(12 years, 10 months ago)
Commons ChamberDoes my hon. Friend agree that success and resilience are the result of empowering local people to make the decisions that will affect their local area, and in towns such as Romsey that is exactly what should happen when there is an out-of-town planning application for a Tesco store?
I cannot speak for Romsey, but in Chester, that is exactly what we have done. That approach was identified by the Conservatives when we took over the council in 2007, and resulted in the creation of Chester City Management, a body of local stakeholders, independent of the local authority, whose sole focus is on bringing footfall to the city. Many of the areas highlighted in the Portas review were identified by Chester City Management as the key to future success.

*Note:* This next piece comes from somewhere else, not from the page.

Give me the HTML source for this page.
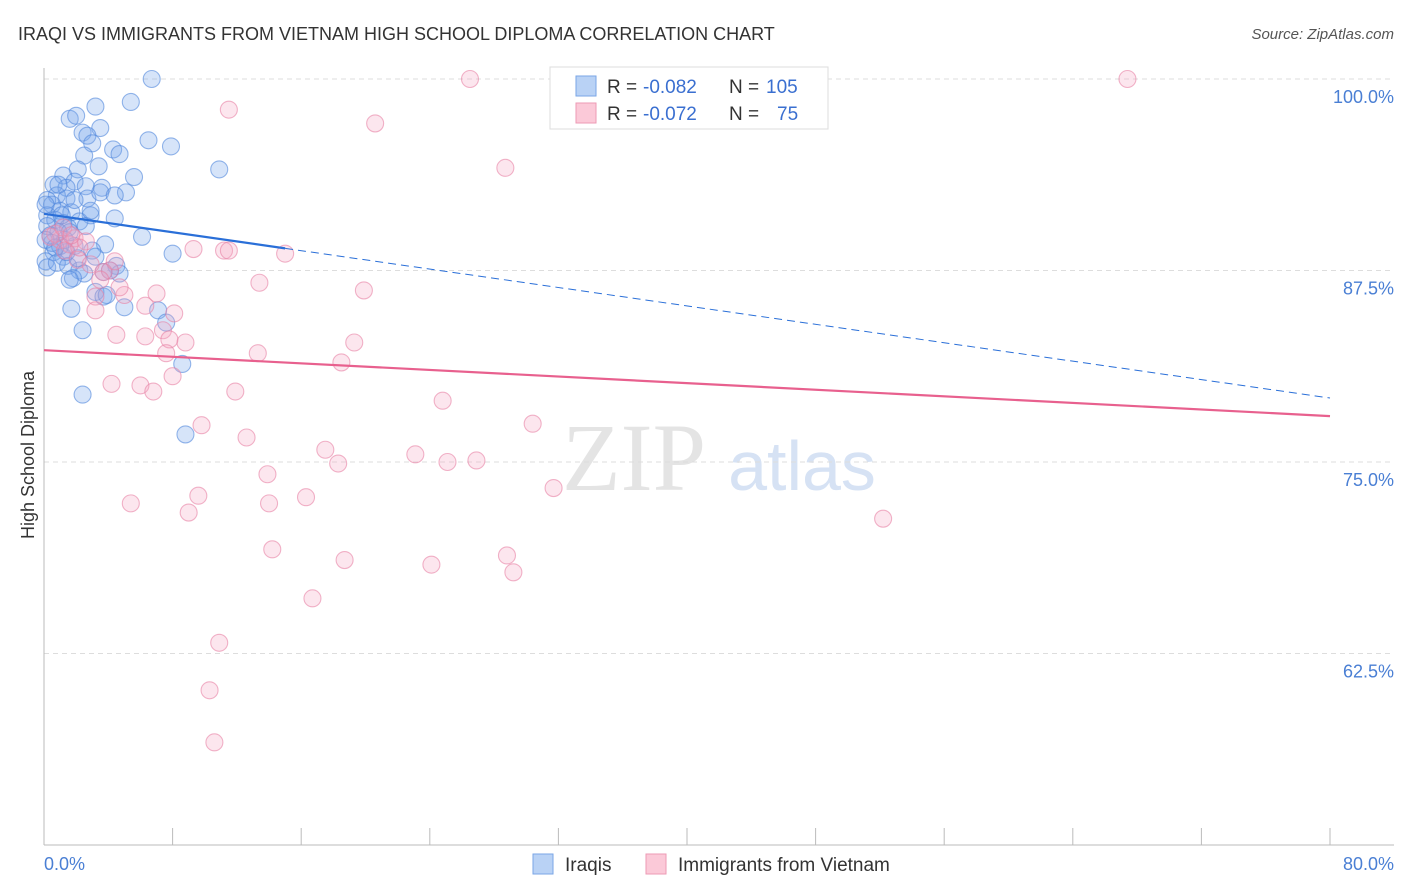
<!DOCTYPE html>
<html><head><meta charset="utf-8"><style>
body{margin:0;background:#fff;font-family:"Liberation Sans",sans-serif;}
#wrap{position:relative;width:1406px;height:892px;overflow:hidden;}
</style></head><body>
<div id="wrap">
<svg id="chart" width="1406" height="892" xmlns="http://www.w3.org/2000/svg">
<text x="18" y="40" font-size="18" fill="#333">IRAQI VS IMMIGRANTS FROM VIETNAM HIGH SCHOOL DIPLOMA CORRELATION CHART</text>
<text x="1394" y="39" font-size="15" fill="#555" font-style="italic" text-anchor="end">Source: ZipAtlas.com</text>
<text x="634" y="490" font-size="96" fill="#e4e4e4" font-family="Liberation Serif,serif" text-anchor="middle">ZIP</text>
<text x="802" y="490" font-size="70" fill="#d6e2f4" text-anchor="middle">atlas</text>
<g id="grid"></g><g id="axes"></g><g id="marks"></g><g id="lines"></g>
<text transform="translate(34,455) rotate(-90)" font-size="18" fill="#333" text-anchor="middle">High School Diploma</text>
<text x="44" y="870" font-size="18" fill="#4a7fd4">0.0%</text>
<text x="1394" y="870" font-size="18" fill="#4a7fd4" text-anchor="end">80.0%</text>
<g>
<rect x="550" y="67" width="278" height="62" fill="#fff" stroke="#ddd"/>
<rect x="576" y="76" width="20" height="20" fill="#b9d2f5" stroke="#7aa6e6"/>
<rect x="576" y="103" width="20" height="20" fill="#fbc9d8" stroke="#ee9ab4"/>
<text x="607" y="93" font-size="19" fill="#333">R =</text>
<text x="643" y="93" font-size="19" fill="#3a6fd0">-0.082</text>
<text x="729" y="93" font-size="19" fill="#333">N =</text>
<text x="766" y="93" font-size="19" fill="#3a6fd0">105</text>
<text x="607" y="120" font-size="19" fill="#333">R =</text>
<text x="643" y="120" font-size="19" fill="#3a6fd0">-0.072</text>
<text x="729" y="120" font-size="19" fill="#333">N =</text>
<text x="777" y="120" font-size="19" fill="#3a6fd0">75</text>
</g>
<g>
<rect x="533" y="854" width="20" height="20" fill="#b9d2f5" stroke="#7aa6e6"/>
<text x="565" y="871" font-size="19" fill="#333">Iraqis</text>
<rect x="646" y="854" width="20" height="20" fill="#fbc9d8" stroke="#ee9ab4"/>
<text x="678" y="871" font-size="19" fill="#333">Immigrants from Vietnam</text>
</g>
</svg></div>
<script>
const yTicks=[100,87.5,75,62.5];
const yTickLabels=["100.0%","87.5%","75.0%","62.5%"];
const xTicks=[0,8,16,24,32,40,48,56,64,72,80];
const blueX=[6.7,5.4,3.2,1.6,2.0,3.5,2.4,2.7,6.5,7.9,3.0,4.3,4.7,2.5,3.4,2.1,10.9,5.6,1.2,1.9,0.6,1.4,2.6,3.6,5.1,0.8,0.2,1.4,2.7,0.5,1.0,0.2,1.7,2.9,4.4,0.7,1.2,2.2,0.2,1.5,0.9,2.6,0.4,6.1,1.3,3.8,1.9,3.0,0.6,8.0,1.2,0.1,0.2,0.8,1.5,2.2,4.5,3.7,4.7,2.5,1.8,1.6,3.2,3.7,5.0,1.7,7.1,7.6,2.4,8.6,2.4,8.8,4.1,1.0,0.5,2.1,1.4,0.1,0.7,1.1,1.6,3.2,3.9,2.9,3.5,4.4,0.1,1.9,0.9];
const blueY=[100.0,98.5,98.2,97.4,97.6,96.8,96.5,96.3,96.0,95.6,95.8,95.4,95.1,95.0,94.3,94.1,94.1,93.6,93.7,93.3,93.1,92.9,93.0,92.9,92.6,92.4,92.1,92.2,92.2,91.8,91.4,91.1,91.3,91.1,90.9,90.8,90.6,90.7,90.4,90.3,90.0,90.4,89.8,89.7,89.5,89.2,89.1,88.8,88.7,88.6,88.4,88.1,87.7,88.0,87.8,87.5,87.8,87.4,87.3,87.3,87.0,86.9,86.1,85.8,85.1,85.0,84.9,84.1,83.6,81.4,79.4,76.8,87.5,89.1,89.3,88.3,88.7,89.5,89.0,91.1,90.0,88.4,85.9,91.4,92.6,92.4,91.8,92.1,93.1];
const pinkX=[26.5,43.3,67.4,11.5,20.6,28.7,9.3,11.2,11.5,15.0,13.4,19.9,7.0,5.0,3.2,4.1,3.7,6.3,8.1,7.4,4.5,6.3,8.8,19.3,7.8,7.6,13.3,18.5,8.0,4.2,6.0,6.8,11.9,24.8,30.4,9.8,12.6,17.5,23.1,18.3,25.1,26.9,13.9,31.7,9.6,5.4,16.3,14.0,9.0,52.2,14.2,28.8,18.7,24.1,29.2,16.7,10.9,10.3,10.6,1.0,1.6,1.9,0.7,2.6,1.3,0.4,2.1,2.9,3.5,4.7,3.2,2.2,4.4,1.2,1.7];
const pinkY=[100.0,100.0,100.0,98.0,97.1,94.2,88.9,88.8,88.8,88.6,86.7,86.2,86.0,85.9,85.8,87.5,87.4,85.2,84.7,83.6,83.3,83.2,82.8,82.8,83.0,82.1,82.1,81.5,80.6,80.1,80.0,79.6,79.6,79.0,77.5,77.4,76.6,75.8,75.5,74.9,75.0,75.1,74.2,73.3,72.8,72.3,72.7,72.3,71.7,71.3,69.3,68.9,68.6,68.3,67.8,66.1,63.2,60.1,56.7,89.5,89.2,89.6,89.9,89.4,88.8,89.7,88.2,87.9,86.9,86.4,84.9,89.0,88.1,90.3,89.8];
const blueTrend=[91.2,-0.1503];
const blueSolidEnd=15;
const pinkTrend=[82.3,-0.0538];

const NS="http://www.w3.org/2000/svg";
const X0=44,X1=1330,Y100=79,Y50=845;
const sx=v=>X0+(v/80)*(X1-X0);
const sy=v=>Y100+(100-v)/50*(Y50-Y100);
function mk(tag,at,parent){const e=document.createElementNS(NS,tag);for(const k in at)e.setAttribute(k,at[k]);parent.appendChild(e);return e;}
const grid=document.getElementById('grid'),axes=document.getElementById('axes'),marks=document.getElementById('marks'),lines=document.getElementById('lines');
yTicks.forEach((t,i)=>{
  const g=mk('line',{x1:X0,x2:1394,y1:sy(t),y2:sy(t),stroke:'#ddd','stroke-dasharray':'5,4'},grid);
  
  
  const tx=mk('text',{x:1394,y:sy(t)+24,'font-size':18,fill:'#4a7fd4','text-anchor':'end'},axes);
  tx.textContent=yTickLabels[i];
  
  
});
const ya=mk('line',{x1:X0,x2:X0,y1:68,y2:Y50,stroke:'#bbb'},axes);


const xa=mk('line',{x1:X0,x2:1394,y1:Y50,y2:Y50,stroke:'#bbb'},axes);


xTicks.forEach(t=>{
  const l=mk('line',{x1:sx(t),x2:sx(t),y1:828,y2:Y50,stroke:'#bbb'},axes);
  
  
});
function pts(xs,ys,fill,stroke,name){
  xs.forEach((v,i)=>{
    const c=mk('circle',{cx:sx(v),cy:sy(ys[i]),r:8.5,fill:fill,stroke:stroke,'stroke-width':1.1},marks);
    
    
  });
}
pts(blueX,blueY,'rgba(120,165,235,0.3)','rgba(80,135,220,0.6)','iraqi-point');
pts(pinkX,pinkY,'rgba(245,165,195,0.28)','rgba(232,130,165,0.6)','vietnam-point');
const f=(tr,x)=>tr[0]+tr[1]*x;
const b1=mk('line',{x1:sx(0),y1:sy(f(blueTrend,0)),x2:sx(blueSolidEnd),y2:sy(f(blueTrend,blueSolidEnd)),stroke:'#2a6fd8','stroke-width':2.2},lines);


const b2=mk('line',{x1:sx(blueSolidEnd),y1:sy(f(blueTrend,blueSolidEnd)),x2:sx(80),y2:sy(f(blueTrend,80)),stroke:'#2a6fd8','stroke-width':1,'stroke-dasharray':'8,5'},lines);


const p1=mk('line',{x1:sx(0),y1:sy(f(pinkTrend,0)),x2:sx(80),y2:sy(f(pinkTrend,80)),stroke:'#e8608e','stroke-width':2.2},lines);


</script>
</body></html>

I should like to focus on one of those areas to showcase the way in which a little ingenuity and flexibility can make a significant difference to footfall. Town centre car parking, as we have heard, is vital to the economy of any city or town centre. Car parking that is too expensive, or a lack of car parking, has just one effect: to discourage people from visiting town centres, encouraging them to travel to out-of-town shopping centres instead. In Chester, we had year after year of inflation-busting increases in parking charges. Car parking was treated as a cash cow rather than as a tool to help local business. When I took over as the executive member responsible for car parking on Chester city council in 2007, I was all too aware of the detrimental effect of limited, high-cost parking on our high street. Along with the city centre manager, Mr Stephen Wundke, I thought up and launched Chester’s free after three scheme, offering free parking after 3pm every day in three of the city’s major car parks. The scheme was specifically targeted at local residents to encourage them to visit the town centre after school pick-up or work. Unlike the hon. Member for Halton (Derek Twigg), the local Labour party did not like it and claimed that the reduction in car parking income would mean higher council tax and that residents would end up subsidising visitors to the city.